>> start GIVEN MATERIAL
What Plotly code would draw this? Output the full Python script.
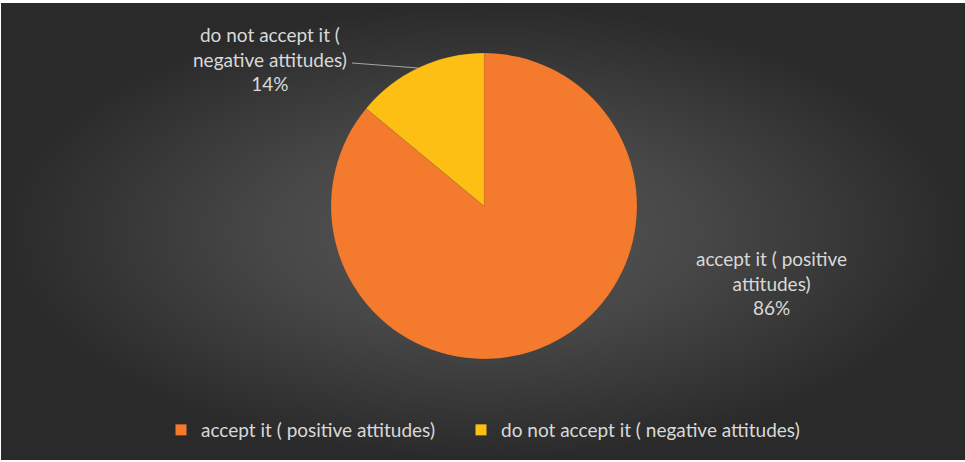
import textwrap
import plotly.graph_objects as go

# Survey result: attitude towards accepting it
labels = ["accept it ( positive attitudes)", "do not accept it ( negative attitudes)"]
values = [86, 14]
colors = ["#F47B2E", "#FDBF14"]

W, H = 965, 462
FONT = "Lato, 'Open Sans', sans-serif"
TEXT_COLOR = "#D9D9D9"

total = sum(values)
pcts = [round(v / total * 100) for v in values]
label_texts = ["<br>".join(textwrap.wrap(lab, 20)) + f"<br>{p}%" for lab, p in zip(labels, pcts)]

fig = go.Figure()

# dark backdrop with a soft radial glow, drawn on a pixel-scaled helper axis
fig.add_trace(go.Scatter(
    x=[1, W, W, 1, 1], y=[3, 3, 460, 460, 3],
    mode="lines", line=dict(width=0),
    fill="toself",
    fillgradient=dict(type="radial",
                      colorscale=[[0, "#575757"], [0.45, "#474747"], [1, "#2A2A2A"]]),
    hoverinfo="skip", showlegend=False,
))

cx, cy, r = 484, 206, 153
fig.add_trace(go.Pie(
    labels=labels, values=values,
    marker=dict(colors=colors, line=dict(color="rgba(0,0,0,0.15)", width=0.5)),
    sort=False, direction="clockwise", rotation=0,
    textinfo="none", hoverinfo="label+percent", showlegend=False,
    domain=dict(x=[(cx - r) / W, (cx + r) / W], y=[(H - cy - r) / H, (H - cy + r) / H]),
))

# legend keys: one square swatch per category, each in its own legend box
legend_names = ["legend", "legend2"]
for lab, col, lg in zip(labels, colors, legend_names):
    fig.add_trace(go.Scatter(
        x=[None], y=[None], mode="markers", name=lab,
        marker=dict(symbol="square", size=11, color=col),
        legend=lg, showlegend=True, hoverinfo="skip",
    ))

# leader line for the small slice label
fig.add_shape(type="line", x0=352, y0=63, x1=418, y1=68,
              line=dict(color="#A6A6A6", width=1), xref="x", yref="y")

fig.add_annotation(x=771, y=283, xref="x", yref="y", text=label_texts[0],
                   showarrow=False, align="center",
                   font=dict(family=FONT, size=19, color=TEXT_COLOR))
fig.add_annotation(x=270, y=59, xref="x", yref="y", text=label_texts[1],
                   showarrow=False, align="center",
                   font=dict(family=FONT, size=19, color=TEXT_COLOR))

legend_style = dict(orientation="h", y=32 / H, yanchor="middle", xanchor="left",
                    font=dict(family=FONT, size=19, color=TEXT_COLOR),
                    bgcolor="rgba(0,0,0,0)", itemwidth=30)

fig.update_layout(
    width=W, height=H,
    margin=dict(l=0, r=0, t=0, b=0),
    paper_bgcolor="white", plot_bgcolor="rgba(0,0,0,0)",
    xaxis=dict(range=[0, W], visible=False, fixedrange=True),
    yaxis=dict(range=[H, 0], visible=False, fixedrange=True),
    legend=dict(x=161 / W, **legend_style),
    legend2=dict(x=461 / W, **legend_style),
)

fig.write_html("out.html")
>> end GIVEN MATERIAL
▶ _WHAT IS EXPECTED_:
Give every line back word for word and leave the pictures out.

▶ _PROBLEM SOLUTION_:
What Plotly code would draw this? Output the full Python script.
import textwrap
import plotly.graph_objects as go

# Survey result: attitude towards accepting it
labels = ["accept it ( positive attitudes)", "do not accept it ( negative attitudes)"]
values = [86, 14]
colors = ["#F47B2E", "#FDBF14"]

W, H = 965, 462
FONT = "Lato, 'Open Sans', sans-serif"
TEXT_COLOR = "#D9D9D9"

total = sum(values)
pcts = [round(v / total * 100) for v in values]
label_texts = ["<br>".join(textwrap.wrap(lab, 20)) + f"<br>{p}%" for lab, p in zip(labels, pcts)]

fig = go.Figure()

# dark backdrop with a soft radial glow, drawn on a pixel-scaled helper axis
fig.add_trace(go.Scatter(
    x=[1, W, W, 1, 1], y=[3, 3, 460, 460, 3],
    mode="lines", line=dict(width=0),
    fill="toself",
    fillgradient=dict(type="radial",
                      colorscale=[[0, "#575757"], [0.45, "#474747"], [1, "#2A2A2A"]]),
    hoverinfo="skip", showlegend=False,
))

cx, cy, r = 484, 206, 153
fig.add_trace(go.Pie(
    labels=labels, values=values,
    marker=dict(colors=colors, line=dict(color="rgba(0,0,0,0.15)", width=0.5)),
    sort=False, direction="clockwise", rotation=0,
    textinfo="none", hoverinfo="label+percent", showlegend=False,
    domain=dict(x=[(cx - r) / W, (cx + r) / W], y=[(H - cy - r) / H, (H - cy + r) / H]),
))

# legend keys: one square swatch per category, each in its own legend box
legend_names = ["legend", "legend2"]
for lab, col, lg in zip(labels, colors, legend_names):
    fig.add_trace(go.Scatter(
        x=[None], y=[None], mode="markers", name=lab,
        marker=dict(symbol="square", size=11, color=col),
        legend=lg, showlegend=True, hoverinfo="skip",
    ))

# leader line for the small slice label
fig.add_shape(type="line", x0=352, y0=63, x1=418, y1=68,
              line=dict(color="#A6A6A6", width=1), xref="x", yref="y")

fig.add_annotation(x=771, y=283, xref="x", yref="y", text=label_texts[0],
                   showarrow=False, align="center",
                   font=dict(family=FONT, size=19, color=TEXT_COLOR))
fig.add_annotation(x=270, y=59, xref="x", yref="y", text=label_texts[1],
                   showarrow=False, align="center",
                   font=dict(family=FONT, size=19, color=TEXT_COLOR))

legend_style = dict(orientation="h", y=32 / H, yanchor="middle", xanchor="left",
                    font=dict(family=FONT, size=19, color=TEXT_COLOR),
                    bgcolor="rgba(0,0,0,0)", itemwidth=30)

fig.update_layout(
    width=W, height=H,
    margin=dict(l=0, r=0, t=0, b=0),
    paper_bgcolor="white", plot_bgcolor="rgba(0,0,0,0)",
    xaxis=dict(range=[0, W], visible=False, fixedrange=True),
    yaxis=dict(range=[H, 0], visible=False, fixedrange=True),
    legend=dict(x=161 / W, **legend_style),
    legend2=dict(x=461 / W, **legend_style),
)

fig.write_html("out.html")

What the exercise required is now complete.